20 August 2022 :
Death sentences lowered to life without parole for two men at DA’s request
James N. Blair and Anderson Hawthorne, who were sentenced to death, have been re-sentenced to life in prison without the possibility of parole at the request of the Los Angeles County District Attorney’s Office, court papers released Tuesday show.
In a written ruling, Superior Court Judge William Ryan vacated the death sentences of Blair and Hawthorne and ordered the two to spend the rest of their lives behind bars.
The judge noted that the prosecution and the defense had filed a joint petition to vacate the death sentence of Blair, whom the defense alleges has Alzheimer’s-related dementia and cannot comprehend why he is in prison or that he is on death row.

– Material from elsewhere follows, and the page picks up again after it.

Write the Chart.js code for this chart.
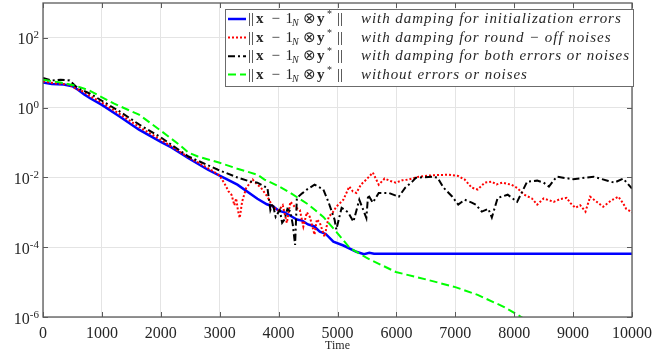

“Petitioner is currently 82 years old and has little hope of any improvement to his condition. Indeed, petitioner will likely only continue to decompensate further for the remainder of his life,” the judge noted. “In the instant case, petitioner lacks both memory of his crime and any level of understanding as to why he is to be executed. Petitioner’s advanced Alzheimer’s dementia has rendered him incapable of rationally understanding his death sentence and he is therefore incompetent to be executed.”
Blair was convicted in 1989 of the September 19841st-degree murder, along with the special circumstance allegation of murder by poison of his neighbor, Dorothy Green.
In Hawthorne’s case, the judge noted that the prosecution attached reports by two neuropsychiatrists who concluded that the defendant is intellectually disabled, mentally retarded and psychiatrically impaired and found that the evidence of intellectual disabilities “weighs heavily in favor of resentencing.”
Hawthorne, now 61, was 22 at the time of the Dec. 18, 1982 killings of Kirk Thomas and Jimmy Lee Mamon and the attempted murders of 3 other people in Los Angeles. Hawthorne had been transferred off of death row under a pilot program that allows condemned inmates to be housed at a lower security level where they have access to additional job placement opportunities, according to the judge’s ruling.
The re-sentencing requests are among those that have been made since District Attorney George Gascón took office in December 2020.
In a directive issued the day he was sworn in, the county’s top prosecutor said “a sentence of death is never an appropriate resolution in any case” and vowed that the office “will engage in a thorough review of every existing death penalty judgment from Los Angeles County with the goal of removing the sentence of death.”
5 former death row inmates, including four with cognitive or intellectual disabilities, have subsequently been re-sentenced to life in prison without the possibility of parole, according to a report released in December 2021 by Gascón‘s office.